EXERCISE TASK ::
Everything from the first line down to the line containing "var myChart = echarts.init(document.getElementById('graph'));" is to be retyped exactly, both ends included, with pictures left out.

SUPPLIED INFORMATION ::
============
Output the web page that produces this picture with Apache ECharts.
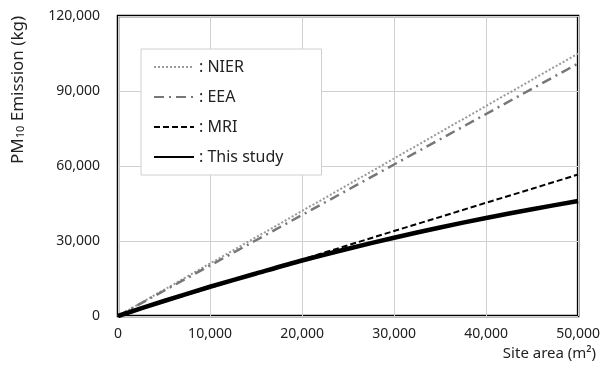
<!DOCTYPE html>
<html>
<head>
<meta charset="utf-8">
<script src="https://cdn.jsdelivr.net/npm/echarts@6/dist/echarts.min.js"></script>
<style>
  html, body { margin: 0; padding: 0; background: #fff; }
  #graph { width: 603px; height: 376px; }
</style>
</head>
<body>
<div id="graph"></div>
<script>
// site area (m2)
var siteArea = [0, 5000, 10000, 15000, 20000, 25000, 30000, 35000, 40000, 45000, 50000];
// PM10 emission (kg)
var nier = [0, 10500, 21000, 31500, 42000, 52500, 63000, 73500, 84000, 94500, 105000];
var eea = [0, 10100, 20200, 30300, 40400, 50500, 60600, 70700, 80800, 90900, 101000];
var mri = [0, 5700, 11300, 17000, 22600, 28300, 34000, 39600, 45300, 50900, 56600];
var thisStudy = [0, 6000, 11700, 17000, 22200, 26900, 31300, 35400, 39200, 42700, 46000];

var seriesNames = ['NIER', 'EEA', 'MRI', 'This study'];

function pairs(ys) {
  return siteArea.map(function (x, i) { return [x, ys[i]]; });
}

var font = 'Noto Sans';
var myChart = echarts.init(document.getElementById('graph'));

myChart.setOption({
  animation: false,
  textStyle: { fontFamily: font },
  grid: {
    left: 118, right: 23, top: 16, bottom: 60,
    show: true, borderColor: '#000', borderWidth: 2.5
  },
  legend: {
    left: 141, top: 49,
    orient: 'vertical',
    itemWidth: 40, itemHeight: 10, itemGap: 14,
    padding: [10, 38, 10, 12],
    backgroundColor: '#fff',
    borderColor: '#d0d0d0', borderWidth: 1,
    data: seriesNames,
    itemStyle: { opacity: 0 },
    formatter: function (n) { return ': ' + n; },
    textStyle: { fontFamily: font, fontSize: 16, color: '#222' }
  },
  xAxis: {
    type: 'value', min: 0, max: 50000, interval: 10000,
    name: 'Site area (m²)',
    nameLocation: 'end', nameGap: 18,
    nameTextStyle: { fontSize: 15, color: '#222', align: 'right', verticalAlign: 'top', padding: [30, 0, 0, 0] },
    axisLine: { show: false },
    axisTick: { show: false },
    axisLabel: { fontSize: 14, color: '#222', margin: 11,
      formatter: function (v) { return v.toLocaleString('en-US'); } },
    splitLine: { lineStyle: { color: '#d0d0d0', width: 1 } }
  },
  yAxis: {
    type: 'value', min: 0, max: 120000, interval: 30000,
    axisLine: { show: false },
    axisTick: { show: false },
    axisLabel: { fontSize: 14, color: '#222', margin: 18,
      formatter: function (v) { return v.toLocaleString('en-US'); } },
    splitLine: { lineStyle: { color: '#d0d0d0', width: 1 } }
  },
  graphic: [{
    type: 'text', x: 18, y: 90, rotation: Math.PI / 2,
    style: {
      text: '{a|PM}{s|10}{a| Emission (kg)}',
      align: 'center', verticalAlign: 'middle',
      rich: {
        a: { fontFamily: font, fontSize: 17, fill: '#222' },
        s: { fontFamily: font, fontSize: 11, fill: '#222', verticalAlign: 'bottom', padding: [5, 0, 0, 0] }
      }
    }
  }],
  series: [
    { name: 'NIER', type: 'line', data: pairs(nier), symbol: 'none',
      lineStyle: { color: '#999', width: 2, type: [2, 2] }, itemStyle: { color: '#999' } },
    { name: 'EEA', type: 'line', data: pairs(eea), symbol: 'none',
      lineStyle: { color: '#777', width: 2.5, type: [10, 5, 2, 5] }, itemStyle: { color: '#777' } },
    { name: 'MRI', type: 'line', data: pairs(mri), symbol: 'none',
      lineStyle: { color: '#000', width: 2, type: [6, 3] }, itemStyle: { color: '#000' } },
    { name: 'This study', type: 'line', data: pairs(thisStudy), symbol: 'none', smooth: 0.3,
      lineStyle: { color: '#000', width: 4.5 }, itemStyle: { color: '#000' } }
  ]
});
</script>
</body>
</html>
============
FINAL RESULT ::
Output the web page that produces this picture with Apache ECharts.
<!DOCTYPE html>
<html>
<head>
<meta charset="utf-8">
<script src="https://cdn.jsdelivr.net/npm/echarts@6/dist/echarts.min.js"></script>
<style>
  html, body { margin: 0; padding: 0; background: #fff; }
  #graph { width: 603px; height: 376px; }
</style>
</head>
<body>
<div id="graph"></div>
<script>
// site area (m2)
var siteArea = [0, 5000, 10000, 15000, 20000, 25000, 30000, 35000, 40000, 45000, 50000];
// PM10 emission (kg)
var nier = [0, 10500, 21000, 31500, 42000, 52500, 63000, 73500, 84000, 94500, 105000];
var eea = [0, 10100, 20200, 30300, 40400, 50500, 60600, 70700, 80800, 90900, 101000];
var mri = [0, 5700, 11300, 17000, 22600, 28300, 34000, 39600, 45300, 50900, 56600];
var thisStudy = [0, 6000, 11700, 17000, 22200, 26900, 31300, 35400, 39200, 42700, 46000];

var seriesNames = ['NIER', 'EEA', 'MRI', 'This study'];

function pairs(ys) {
  return siteArea.map(function (x, i) { return [x, ys[i]]; });
}

var font = 'Noto Sans';
var myChart = echarts.init(document.getElementById('graph'));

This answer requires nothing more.